Estimating a probability basically involves computing an average. Since most middle-schoolers know how to do this, what is so difficult about building a semantic dictionary consisting of conditional probabilities?

The problem turns out to be with sample sizes. To get reliable dictionary weights for a given term, we need many examples of its occurrence in text, but most terms are rather infrequent in any given corpus. This fact of life is articulated in Zipf’s Law, which states that occurrences of the n-th most common term in a corpus will be approximately proportional to 1/n.

Such a relationship is called a “power law,” which can also be seen in many other natural phenomena. For instance, sociologists often note that only ten percent of the people in any organization does ninety percent of all the work.

Unfortunately, the most frequent terms in any corpus are typically the least interesting for information applications. So the challenge is to make reliable probability estimates for tens of thousands of terms when the statistical support is less than ideal.

To build a good dictionary, we need to do much more than simply add up some term frequencies and then divide.

What We Sell

22 Jul 2009

A TextWise semantic dictionary is essentially a big bunch of numbers between 0 and 1. To be more precise, they are conditional probabilities of a semantic dimension being relevant to a document containing an occurrence of a given term; but to a casual observer, they can look very ho-hum and uncool. What is so great about them?

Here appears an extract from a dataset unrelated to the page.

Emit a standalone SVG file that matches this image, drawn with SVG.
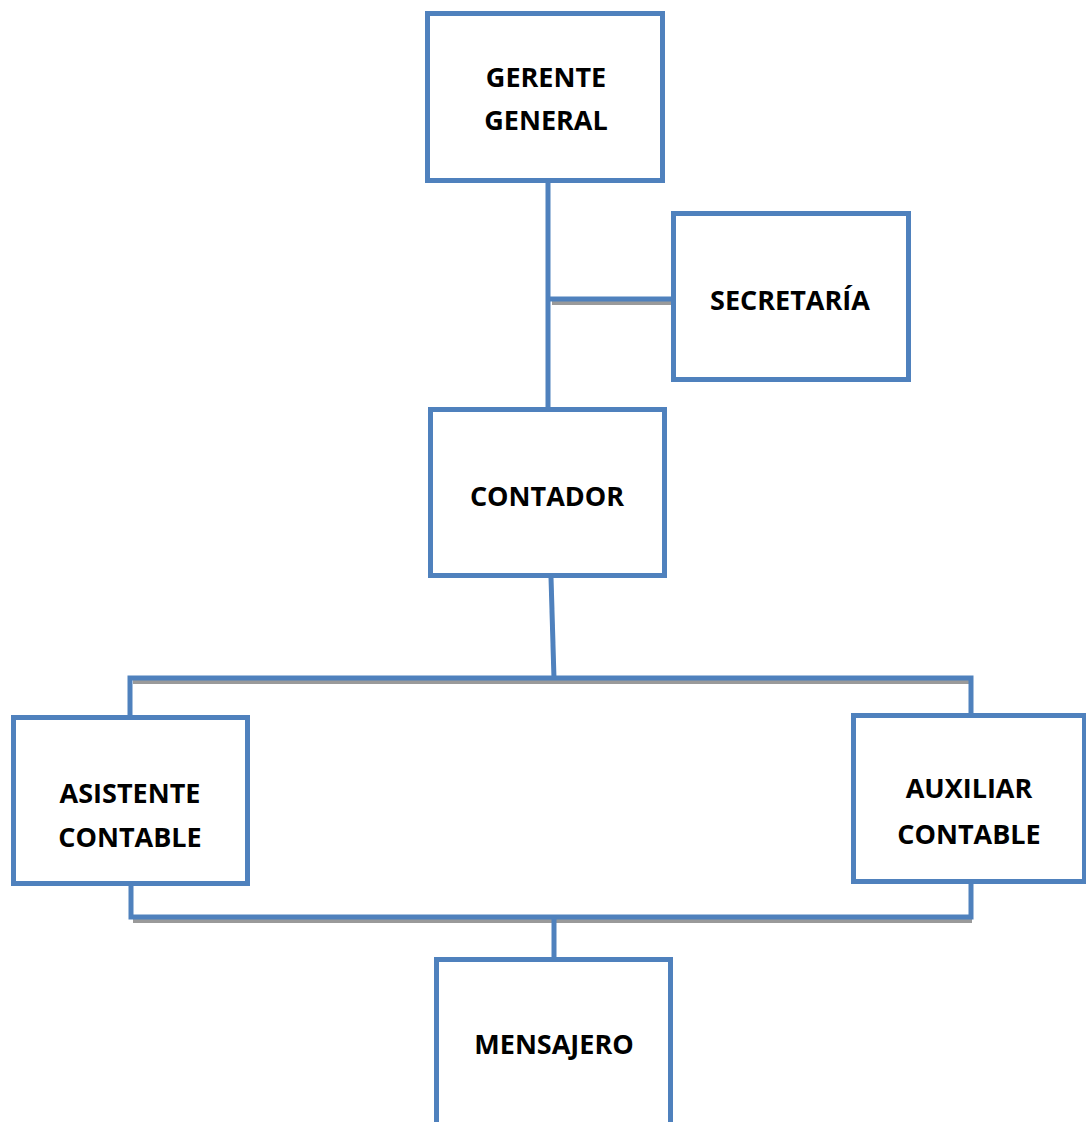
<svg xmlns="http://www.w3.org/2000/svg" width="1086" height="1122" viewBox="0 0 1086 1122">
<style>
.box{fill:#fff;stroke:#4F81BD;stroke-width:5}
.ln{stroke:#4F81BD;stroke-width:5;fill:none}
.sh{stroke:#9a9a9a;stroke-width:4;fill:none}
.t{font-family:"Open Sans","Liberation Sans",sans-serif;font-weight:bold;font-size:27px;fill:#000;text-anchor:middle}
</style>
<rect width="1086" height="1122" fill="#fff"/>
<g id="connectors">
<line class="sh" x1="552" y1="303" x2="672" y2="303"/>
<line class="ln" x1="548" y1="182" x2="548" y2="413"/>
<line class="ln" x1="548" y1="299" x2="673" y2="299"/>
<line class="ln" x1="551" y1="577" x2="554" y2="679"/>
<line class="sh" x1="133" y1="682" x2="970" y2="682"/>
<polyline class="ln" points="130,717 130,678 971,678 971,715"/>
<line class="sh" x1="133" y1="921" x2="972" y2="921"/>
<polyline class="ln" points="131,885 131,917 971,917 971,882"/>
<line class="ln" x1="554" y1="917" x2="554" y2="960"/>
</g>
<g id="gerente">
<rect class="box" x="427.5" y="13.5" width="235" height="167"/>
<text class="t" x="546" y="87">GERENTE</text>
<text class="t" x="546" y="130">GENERAL</text>
</g>
<g id="secretaria">
<rect class="box" x="673.5" y="213.5" width="235" height="166"/>
<text class="t" x="790" y="310">SECRETARÍA</text>
</g>
<g id="contador">
<rect class="box" x="430.5" y="409.5" width="234" height="166"/>
<text class="t" x="547" y="506">CONTADOR</text>
</g>
<g id="asistente">
<rect class="box" x="13.5" y="717.5" width="234" height="166"/>
<text class="t" x="130" y="803">ASISTENTE</text>
<text class="t" x="130" y="847">CONTABLE</text>
</g>
<g id="auxiliar">
<rect class="box" x="853.5" y="715.5" width="231" height="166"/>
<text class="t" x="969" y="798">AUXILIAR</text>
<text class="t" x="969" y="844">CONTABLE</text>
</g>
<g id="mensajero">
<rect class="box" x="436.5" y="959.5" width="234" height="200"/>
<text class="t" x="554" y="1054">MENSAJERO</text>
</g>
</svg>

Some people are in fact dismissive of any numbers being applied to semantics. This is probably because of the unfortunate legacy of numerical abuse in information technology, where system builders all too commonly slam numbers together willy-nilly and hope that something sensible comes out.

At TextWise, we don’t do this. We not only follow rigorous statistical practice to get the most information out of available text data, but also apply proprietary filtering and reduction methods to eliminate many of the anomalies that can slip through any statistical system by chance. To paraphrase the Colonel, “We do numbers right.”